What to do: Without the pictures, return all of the material exactly as written.

Data lines:
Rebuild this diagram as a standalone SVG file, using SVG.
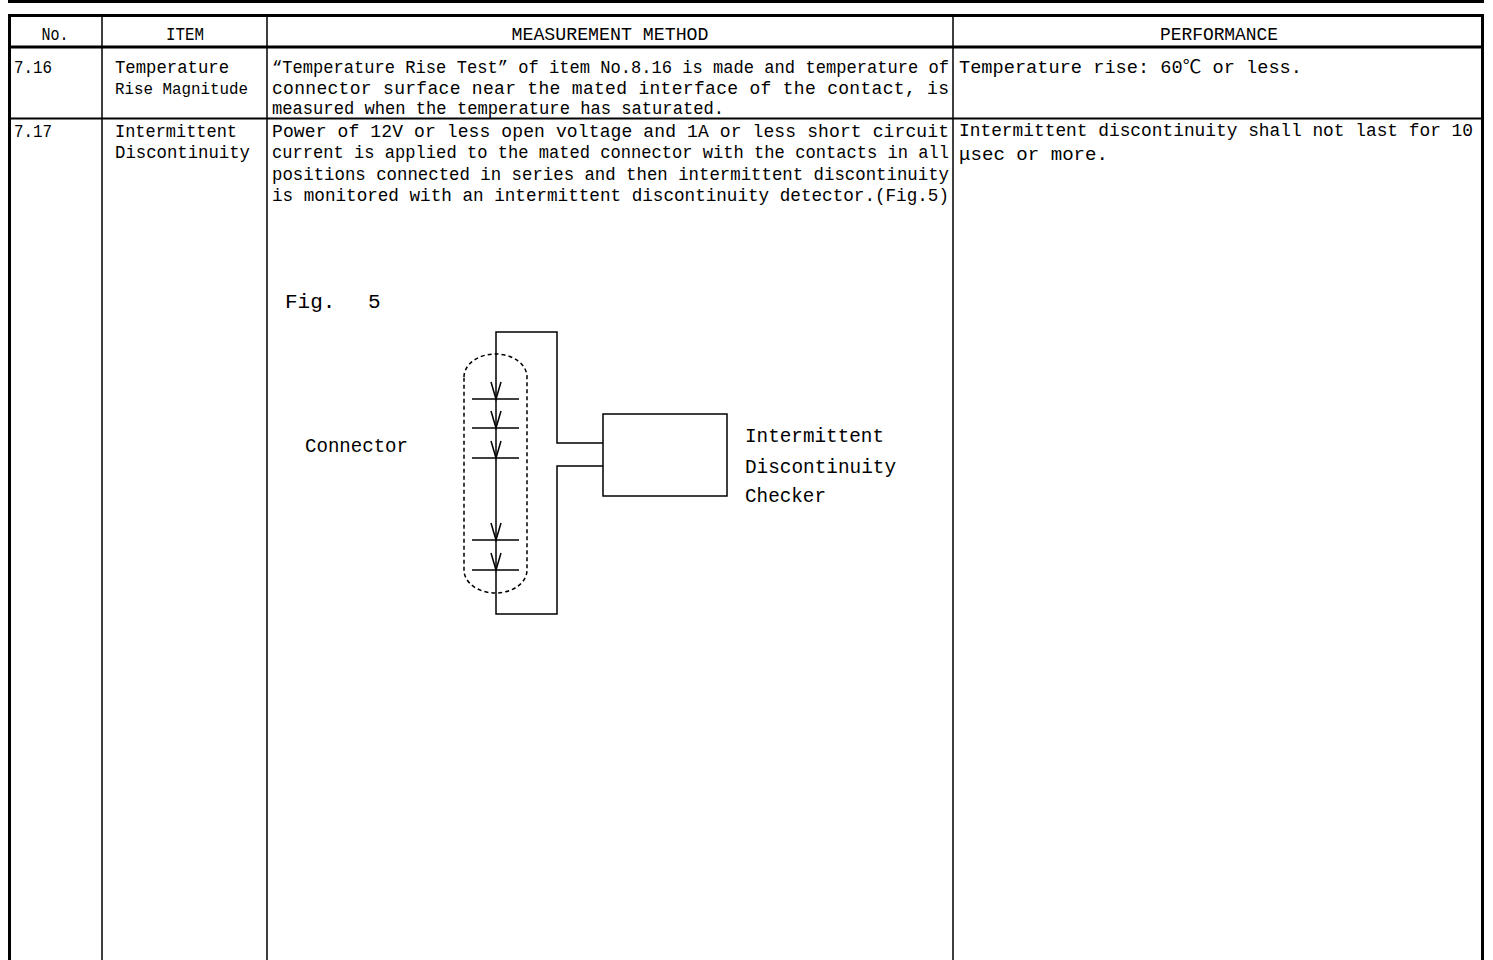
<svg xmlns="http://www.w3.org/2000/svg" width="1493" height="960" viewBox="0 0 1493 960">
<style>
.t{font-family:"Liberation Mono","Noto Sans CJK JP",monospace;font-size:18px;fill:#000}
.h{font-family:"Liberation Mono","Noto Sans CJK JP",monospace;font-size:18px;fill:#000}
.f{font-family:"Liberation Mono","Noto Sans CJK JP",monospace;font-size:21px;fill:#000}
.thick{stroke:#000;stroke-width:3;fill:none}
.mid{stroke:#000;stroke-width:2.2;fill:none}
.thin{stroke:#000;stroke-width:1.5;fill:none}
.w{stroke:#000;stroke-width:1.5;fill:none;stroke-linejoin:miter}
.dash{stroke:#000;stroke-width:1.5;fill:none;stroke-dasharray:4 3}
</style>
<rect width="1493" height="960" fill="#fff"/>
<g id="table">
<line class="thick" x1="8" y1="1.5" x2="1484" y2="1.5"/>
<path class="thick" d="M9.5 960 V15.5 H1482.5 V960"/>
<line class="thick" x1="9" y1="47" x2="1483" y2="47"/>
<line class="mid" x1="9" y1="118.5" x2="1483" y2="118.5"/>
<line class="thin" x1="102" y1="15" x2="102" y2="960"/>
<line class="thin" x1="267" y1="15" x2="267" y2="960"/>
<line class="thin" x1="953" y1="15" x2="953" y2="960"/>
</g>
<g id="header">
<text class="h" x="55" y="40" text-anchor="middle" textLength="27" lengthAdjust="spacingAndGlyphs">No.</text>
<text class="h" x="185" y="40" text-anchor="middle" textLength="38" lengthAdjust="spacingAndGlyphs">ITEM</text>
<text class="h" x="610" y="40" text-anchor="middle" textLength="197" lengthAdjust="spacingAndGlyphs">MEASUREMENT METHOD</text>
<text class="h" x="1219" y="40" text-anchor="middle" textLength="118" lengthAdjust="spacingAndGlyphs">PERFORMANCE</text>
</g>
<g id="row716">
<text class="t" x="14" y="73" textLength="38" lengthAdjust="spacingAndGlyphs">7.16</text>
<text class="t" x="115" y="73" textLength="114" lengthAdjust="spacingAndGlyphs">Temperature</text>
<text class="t" x="115" y="94" style="font-size:16px" textLength="133" lengthAdjust="spacingAndGlyphs">Rise Magnitude</text>
<text class="t" x="272" y="73" textLength="677" lengthAdjust="spacingAndGlyphs">“Temperature Rise Test” of item No.8.16 is made and temperature of</text>
<text class="t" x="272" y="94" textLength="677" lengthAdjust="spacing">connector surface near the mated interface of the contact,  is</text>
<text class="t" x="272" y="114" textLength="452" lengthAdjust="spacingAndGlyphs">measured when the temperature has saturated.</text>
<text class="t" x="959" y="73" textLength="343" lengthAdjust="spacingAndGlyphs">Temperature rise: 60℃ or less.</text>
</g>
<g id="row717">
<text class="t" x="14" y="137" textLength="38" lengthAdjust="spacingAndGlyphs">7.17</text>
<text class="t" x="115" y="137" textLength="122" lengthAdjust="spacingAndGlyphs">Intermittent</text>
<text class="t" x="115" y="158" textLength="135" lengthAdjust="spacingAndGlyphs">Discontinuity</text>
<text class="t" x="272" y="137" textLength="677" lengthAdjust="spacing">Power of 12V or less open voltage and 1A or less short circuit</text>
<text class="t" x="272" y="158" textLength="677" lengthAdjust="spacingAndGlyphs">current is applied to the mated connector with the contacts in all</text>
<text class="t" x="272" y="180" textLength="677" lengthAdjust="spacingAndGlyphs">positions connected in series and then intermittent discontinuity</text>
<text class="t" x="272" y="201" textLength="677" lengthAdjust="spacingAndGlyphs">is monitored with an intermittent discontinuity detector.(Fig.5)</text>
<text class="t" x="959" y="136" textLength="514" lengthAdjust="spacingAndGlyphs">Intermittent discontinuity shall not last for 10</text>
<text class="t" x="959" y="160" textLength="149" lengthAdjust="spacingAndGlyphs">μsec or more.</text>
</g>
<g id="fig5-label"><text class="f" x="285" y="308">Fig.<tspan x="368">5</tspan></text></g>
<g id="connector">
<path class="dash" d="M464 377 A31.5 23 0 0 1 527 377 V570 A31.5 23 0 0 1 464 570 Z"/>
<text class="f" x="305" y="452" textLength="103" lengthAdjust="spacingAndGlyphs">Connector</text>
</g>
<g id="checker">
<rect class="w" x="603" y="414" width="124" height="82"/>
<text class="f" x="745" y="442" textLength="139" lengthAdjust="spacingAndGlyphs">Intermittent</text>
<text class="f" x="745" y="473" textLength="151" lengthAdjust="spacingAndGlyphs">Discontinuity</text>
<text class="f" x="745" y="502" textLength="81" lengthAdjust="spacingAndGlyphs">Checker</text>
</g>
<g id="connectors">
<path class="w" d="M603 443 H557 V332 H496 V614 H557 V466 H603"/>
<g id="contacts">
<line class="w" x1="472" y1="399" x2="519" y2="399"/>
<line class="w" x1="472" y1="428" x2="519" y2="428"/>
<line class="w" x1="472" y1="458" x2="519" y2="458"/>
<line class="w" x1="472" y1="540" x2="519" y2="540"/>
<line class="w" x1="472" y1="570" x2="519" y2="570"/>
<path class="w" d="M491 382 L496 399 L501 382"/>
<path class="w" d="M491 411 L496 428 L501 411"/>
<path class="w" d="M491 441 L496 458 L501 441"/>
<path class="w" d="M491 523 L496 540 L501 523"/>
<path class="w" d="M491 553 L496 570 L501 553"/>
</g>
</g>
</svg>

Exercise solution:
Rebuild this diagram as a standalone SVG file, using SVG.
<svg xmlns="http://www.w3.org/2000/svg" width="1493" height="960" viewBox="0 0 1493 960">
<style>
.t{font-family:"Liberation Mono","Noto Sans CJK JP",monospace;font-size:18px;fill:#000}
.h{font-family:"Liberation Mono","Noto Sans CJK JP",monospace;font-size:18px;fill:#000}
.f{font-family:"Liberation Mono","Noto Sans CJK JP",monospace;font-size:21px;fill:#000}
.thick{stroke:#000;stroke-width:3;fill:none}
.mid{stroke:#000;stroke-width:2.2;fill:none}
.thin{stroke:#000;stroke-width:1.5;fill:none}
.w{stroke:#000;stroke-width:1.5;fill:none;stroke-linejoin:miter}
.dash{stroke:#000;stroke-width:1.5;fill:none;stroke-dasharray:4 3}
</style>
<rect width="1493" height="960" fill="#fff"/>
<g id="table">
<line class="thick" x1="8" y1="1.5" x2="1484" y2="1.5"/>
<path class="thick" d="M9.5 960 V15.5 H1482.5 V960"/>
<line class="thick" x1="9" y1="47" x2="1483" y2="47"/>
<line class="mid" x1="9" y1="118.5" x2="1483" y2="118.5"/>
<line class="thin" x1="102" y1="15" x2="102" y2="960"/>
<line class="thin" x1="267" y1="15" x2="267" y2="960"/>
<line class="thin" x1="953" y1="15" x2="953" y2="960"/>
</g>
<g id="header">
<text class="h" x="55" y="40" text-anchor="middle" textLength="27" lengthAdjust="spacingAndGlyphs">No.</text>
<text class="h" x="185" y="40" text-anchor="middle" textLength="38" lengthAdjust="spacingAndGlyphs">ITEM</text>
<text class="h" x="610" y="40" text-anchor="middle" textLength="197" lengthAdjust="spacingAndGlyphs">MEASUREMENT METHOD</text>
<text class="h" x="1219" y="40" text-anchor="middle" textLength="118" lengthAdjust="spacingAndGlyphs">PERFORMANCE</text>
</g>
<g id="row716">
<text class="t" x="14" y="73" textLength="38" lengthAdjust="spacingAndGlyphs">7.16</text>
<text class="t" x="115" y="73" textLength="114" lengthAdjust="spacingAndGlyphs">Temperature</text>
<text class="t" x="115" y="94" style="font-size:16px" textLength="133" lengthAdjust="spacingAndGlyphs">Rise Magnitude</text>
<text class="t" x="272" y="73" textLength="677" lengthAdjust="spacingAndGlyphs">“Temperature Rise Test” of item No.8.16 is made and temperature of</text>
<text class="t" x="272" y="94" textLength="677" lengthAdjust="spacing">connector surface near the mated interface of the contact,  is</text>
<text class="t" x="272" y="114" textLength="452" lengthAdjust="spacingAndGlyphs">measured when the temperature has saturated.</text>
<text class="t" x="959" y="73" textLength="343" lengthAdjust="spacingAndGlyphs">Temperature rise: 60℃ or less.</text>
</g>
<g id="row717">
<text class="t" x="14" y="137" textLength="38" lengthAdjust="spacingAndGlyphs">7.17</text>
<text class="t" x="115" y="137" textLength="122" lengthAdjust="spacingAndGlyphs">Intermittent</text>
<text class="t" x="115" y="158" textLength="135" lengthAdjust="spacingAndGlyphs">Discontinuity</text>
<text class="t" x="272" y="137" textLength="677" lengthAdjust="spacing">Power of 12V or less open voltage and 1A or less short circuit</text>
<text class="t" x="272" y="158" textLength="677" lengthAdjust="spacingAndGlyphs">current is applied to the mated connector with the contacts in all</text>
<text class="t" x="272" y="180" textLength="677" lengthAdjust="spacingAndGlyphs">positions connected in series and then intermittent discontinuity</text>
<text class="t" x="272" y="201" textLength="677" lengthAdjust="spacingAndGlyphs">is monitored with an intermittent discontinuity detector.(Fig.5)</text>
<text class="t" x="959" y="136" textLength="514" lengthAdjust="spacingAndGlyphs">Intermittent discontinuity shall not last for 10</text>
<text class="t" x="959" y="160" textLength="149" lengthAdjust="spacingAndGlyphs">μsec or more.</text>
</g>
<g id="fig5-label"><text class="f" x="285" y="308">Fig.<tspan x="368">5</tspan></text></g>
<g id="connector">
<path class="dash" d="M464 377 A31.5 23 0 0 1 527 377 V570 A31.5 23 0 0 1 464 570 Z"/>
<text class="f" x="305" y="452" textLength="103" lengthAdjust="spacingAndGlyphs">Connector</text>
</g>
<g id="checker">
<rect class="w" x="603" y="414" width="124" height="82"/>
<text class="f" x="745" y="442" textLength="139" lengthAdjust="spacingAndGlyphs">Intermittent</text>
<text class="f" x="745" y="473" textLength="151" lengthAdjust="spacingAndGlyphs">Discontinuity</text>
<text class="f" x="745" y="502" textLength="81" lengthAdjust="spacingAndGlyphs">Checker</text>
</g>
<g id="connectors">
<path class="w" d="M603 443 H557 V332 H496 V614 H557 V466 H603"/>
<g id="contacts">
<line class="w" x1="472" y1="399" x2="519" y2="399"/>
<line class="w" x1="472" y1="428" x2="519" y2="428"/>
<line class="w" x1="472" y1="458" x2="519" y2="458"/>
<line class="w" x1="472" y1="540" x2="519" y2="540"/>
<line class="w" x1="472" y1="570" x2="519" y2="570"/>
<path class="w" d="M491 382 L496 399 L501 382"/>
<path class="w" d="M491 411 L496 428 L501 411"/>
<path class="w" d="M491 441 L496 458 L501 441"/>
<path class="w" d="M491 523 L496 540 L501 523"/>
<path class="w" d="M491 553 L496 570 L501 553"/>
</g>
</g>
</svg>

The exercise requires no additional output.